It suffices to prove that there exist infinitely many positive integers $n$ such that for a fixed $k$, we have \[ (n+k)^2 + 1 | n! \]Just take $n = 2a^2 - k$ for $a \equiv 1 \ (\text{mod} \ 5)$ large enough. This gives us $(n+k)^2 + 1 = 4a^4 + 1 = (2a^2 - 2a + 1)(2a^2 + 2a + 1) =5 \cdot \frac{2a^2 + 2a + 1}{5} (2a^2 - 2a + 1) $ But $5 < \frac{2a^2 + 2a + 1}{5} < 2a^2 - 2a + 1 < 2a^2 - k$ for large enough $a$. Done!

IndoMathXdZ wrote: It suffices to prove that there exist infinitely many positive integers $n$ such that for a fixed $k$, we have \[ (n+k)^2 + 1 | n! \]Just take $n = 2a^2 - k$ for $a \equiv 1 \ (\text{mod} \ 5)$ large enough. This gives us $(n+k)^2 + 1 = 4a^4 + 1 = (2a^2 - 2a + 1)(2a^2 + 2a + 1) =5 \cdot \frac{2a^2 + 2a + 1}{5} (2a^2 - 2a + 1) $ But $5 < \frac{2a^2 + 2a + 1}{5} < 2a^2 - 2a + 1 < 2a^2 - k$ for large enough $a$. Done! What about the other product of n consecutive integer , like (n+1)(n+2)...2n

Product of any consecutive $n$ integers is divisible by $n!$.

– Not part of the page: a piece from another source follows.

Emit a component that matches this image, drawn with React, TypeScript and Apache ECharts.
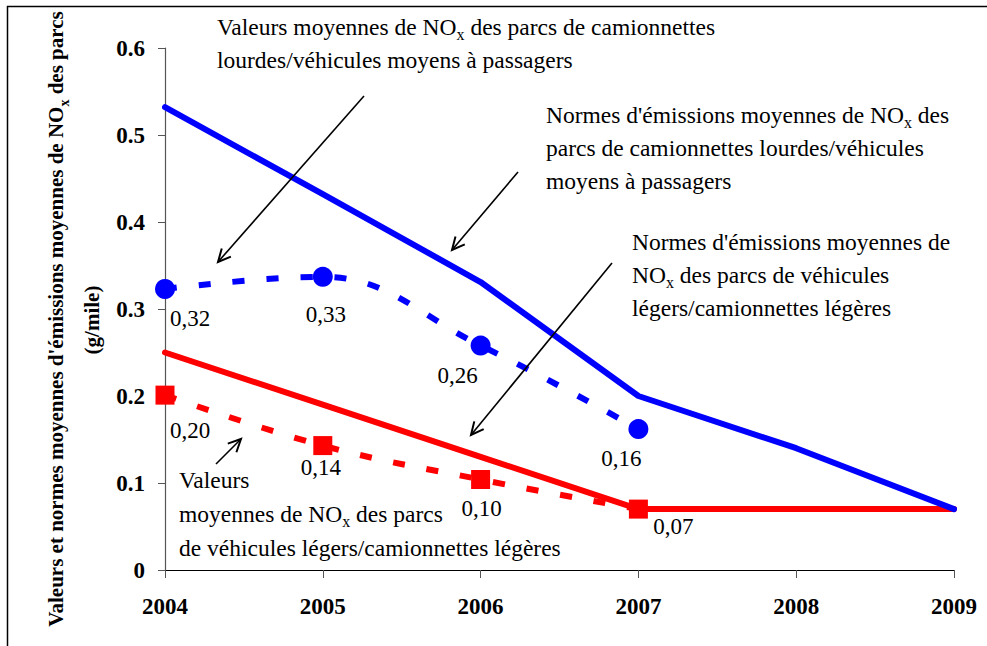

From $n! \mid (a+1)(a+2)(a+3) \ldots (a+n)$ $\forall a =0,1,2, \ldots$, which is observed by considering the exponents as \[{v_p}(n!) = \sum\limits_{k = 1}^\infty {\left\lfloor {\frac{n}{{{p^k}}}} \right\rfloor } \le \sum\limits_{k = 1}^\infty {\left( {\left\lfloor {\frac{{a + n}}{{{p^k}}}} \right\rfloor - \left\lfloor {\frac{a}{{{p^k}}}} \right\rfloor } \right)} = {v_p}((a + n)!) - {v_p}(a!) = {v_p}((a + 1)(a + 2)(a + 3) \ldots (a + n))\]Now we only have to prove that there are infinitely many $n$ such that \[ (n+k)^2 + 1 | n! \]Or there are infinitely many $n$ such that \[ n^2 + 1 | (n-k)! \]Consider the Pell Equation $x^2-5y^2=-1$, which has solutions since ($2 \ne 3$), with all the solutions $(x_n,y_n)$ Taking $n= x_i $ for an sufficiently large $i$, then there exists $ a >5 $ such that $n^2+1=5a^2$ Also we have \[\frac{n-k}{2} \ge \frac{{n }}{{\sqrt 5 }} + 1 > a \text{ for a sufficiently large n } \]Hence $5< a < 2a < n-k$, which leads to $$ n^2+1 = 5a^2 = 5\cdot a \cdot a \mid 5 \cdot a \cdot 2a \mid (n-k)! $$And we are done!!